Currency

Ratio of currency in circulation to money supply hits 9-year low


In this image a person holding a Pakistan currency note.—AFP/file

KARACHI: Pakistan’s currency in circulation (CiC) as a percentage of the overall money supply (M2) fell to its lowest level in nine years as of June 2024.

This decline is attributed to higher interest rates, which have led to greater deposit penetration. The ratio of CiC to broad money dropped to 25 per cent from 29 per cent as of June 2023, according to the latest data from the State Bank of Pakistan.

“The sharp decline [in CiC to broad money ratio] is attributed to the record-high policy rate, which has effectively prompted increased deposit penetration due to higher savings rates on offer,” said AKD Securities Limited in a note.

M2 increased by 16 per cent to Rs36.6 trillion in the fiscal year 2024. In Pakistan, M2 is the most widely used definition of broad money. From the liability side, it is measured as a sum of currency in circulation: total deposits of the non-government sector, including residents’ foreign currency deposits, and other deposits with the SBP, according to the information posted by the SBP on its website. And from the asset side, M2 is a sum of the net domestic assets and net foreign assets of the banking system (SBP and scheduled banks), it said.

CiC has experienced ups and downs; at times, it has increased and reduced. The primary reason for the decline is the attractive interest rates banks provide on savings accounts amid historic high interest rates. The drop in CiC was brought on by an increase in deposits in the banking sector.

The deposits with banks climbed by 5.1 per cent to Rs25.598 trillion between January and June of this year.

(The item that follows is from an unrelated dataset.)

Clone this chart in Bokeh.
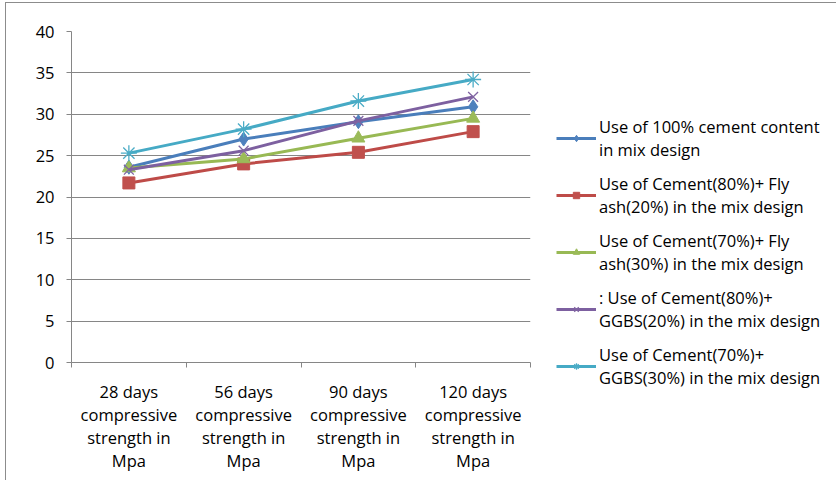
from bokeh.plotting import figure
from bokeh.models import Legend, LegendItem, FixedTicker, Range1d
from bokeh.embed import file_html
from bokeh.resources import INLINE

categories = [
    "28 days\ncompressive\nstrength in\nMpa",
    "56 days\ncompressive\nstrength in\nMpa",
    "90 days\ncompressive\nstrength in\nMpa",
    "120 days\ncompressive\nstrength in\nMpa",
]
y_ticks = [0, 5, 10, 15, 20, 25, 30, 35, 40]

series_names = [
    "Use of 100% cement content\nin mix design",
    "Use of Cement(80%)+ Fly\nash(20%) in the mix design",
    "Use of Cement(70%)+ Fly\nash(30%) in the mix design",
    ": Use of Cement(80%)+\nGGBS(20%) in the mix design",
    "Use of Cement(70%)+\nGGBS(30%) in the mix design",
]
cement_100 = [23.6, 27.0, 29.1, 30.9]
cement80_flyash20 = [21.7, 24.0, 25.4, 27.9]
cement70_flyash30 = [23.5, 24.6, 27.1, 29.5]
cement80_ggbs20 = [23.3, 25.6, 29.2, 32.1]
cement70_ggbs30 = [25.3, 28.2, 31.6, 34.2]

series_values = [cement_100, cement80_flyash20, cement70_flyash30,
                 cement80_ggbs20, cement70_ggbs30]
line_colors = ["#4A7EBB", "#BE4B48", "#98B954", "#7D60A0", "#46AAC5"]
marker_colors = ["#4F81BD", "#C0504D", "#9BBB59", "#8064A2", "#4BACC6"]
markers = ["diamond", "square", "triangle", "x", "asterisk"]
marker_sizes = [14, 12, 13, 14, 16]

FONT = "Open Sans"
FS = "16.5px"

p = figure(frame_width=459, frame_height=331, output_backend="svg", toolbar_location=None,
           x_range=Range1d(0, len(categories)), y_range=Range1d(0, 40),
           min_border_left=65, min_border_top=28, min_border_right=0,
           min_border_bottom=118)
p.margin = (2, 0, 0, 5)
p.styles = {"border-left": "1px solid #8c8c8c", "border-top": "1px solid #8c8c8c"}
p.outline_line_color = None
p.background_fill_color = "white"
p.border_fill_color = "white"

centers = [i + 0.5 for i in range(len(categories))]
p.xaxis.ticker = FixedTicker(ticks=centers, minor_ticks=list(range(len(categories) + 1)))
p.xaxis.major_label_overrides = {c: lab for c, lab in zip(centers, categories)}
p.xaxis.major_tick_line_color = None
p.xaxis.minor_tick_in = 0
p.xaxis.minor_tick_out = 5
p.xaxis.minor_tick_line_color = "#868686"
p.xaxis.axis_line_color = "#868686"
p.xaxis.major_label_standoff = 11
p.xaxis.major_label_text_font = FONT
p.xaxis.major_label_text_font_size = FS
p.xaxis.major_label_text_color = "#000000"
p.xaxis.major_label_text_line_height = 1.0

p.yaxis.ticker = FixedTicker(ticks=y_ticks)
p.yaxis.minor_tick_line_color = None
p.yaxis.major_tick_in = 0
p.yaxis.major_tick_out = 5
p.yaxis.major_tick_line_color = "#868686"
p.yaxis.axis_line_color = "#868686"
p.yaxis.major_label_text_font = FONT
p.yaxis.major_label_text_font_size = FS
p.yaxis.major_label_text_color = "#000000"
p.yaxis.major_label_standoff = 12

p.xgrid.grid_line_color = None
p.ygrid.grid_line_color = "#868686"
p.ygrid.grid_line_width = 1

items = []
for name, vals, lc, mc, mk, ms in zip(series_names, series_values, line_colors,
                                      marker_colors, markers, marker_sizes):
    r1 = p.line(centers, vals, line_color=lc, line_width=3)
    if mk in ("x", "asterisk"):
        r2 = p.scatter(centers, vals, marker=mk, size=ms, line_color=mc, line_width=1.3)
    else:
        r2 = p.scatter(centers, vals, marker=mk, size=ms, fill_color=mc, line_color=mc)
    items.append(LegendItem(label=name, renderers=[r1, r2]))

legend = Legend(items=items, location=(26, -27), border_line_color=None,
                background_fill_alpha=0, padding=0, margin=0, spacing=11,
                glyph_width=40, glyph_height=16, label_standoff=3,
                label_text_font=FONT, label_text_font_size=FS,
                label_text_color="#000000")
p.add_layout(legend, "right")

open("out.html", "w").write(file_html(p, INLINE))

Interest rates were lowered last month for the first time in four years as a result of a slight decline in inflation amid tight policies and slow growth. Last month, the SBP cut its benchmark interest rate by 150 basis points to 20.5 per cent after maintaining at 22 per cent since July 2023.

Analysts have differing views on whether the SBP will continue lowering interest rates or choose to keep rates unchanged at its upcoming policy review later this month.JS Global noted that with the July consumer price index, inflation is expected to decrease to 10.5 per cent, despite a 1.6 per cent increase month-on-month, Pakistan’s real interest rates (RIR) remain at sky-high levels, expanding to 10 percentage points (ppt).

“To recall, even with a rate cut in June, Pakistan’s RIR was at 8 ppt, despite inflation softening from 38 per cent just a year ago to 12.6 per cent in June,” it said.“This trend of abating inflation strengthens the monetary policy committee’s case for continuing the easing cycle at its upcoming July meeting, in our view. We expect another 1.5 cut in the upcoming MPS [monetary policy statement],” it added.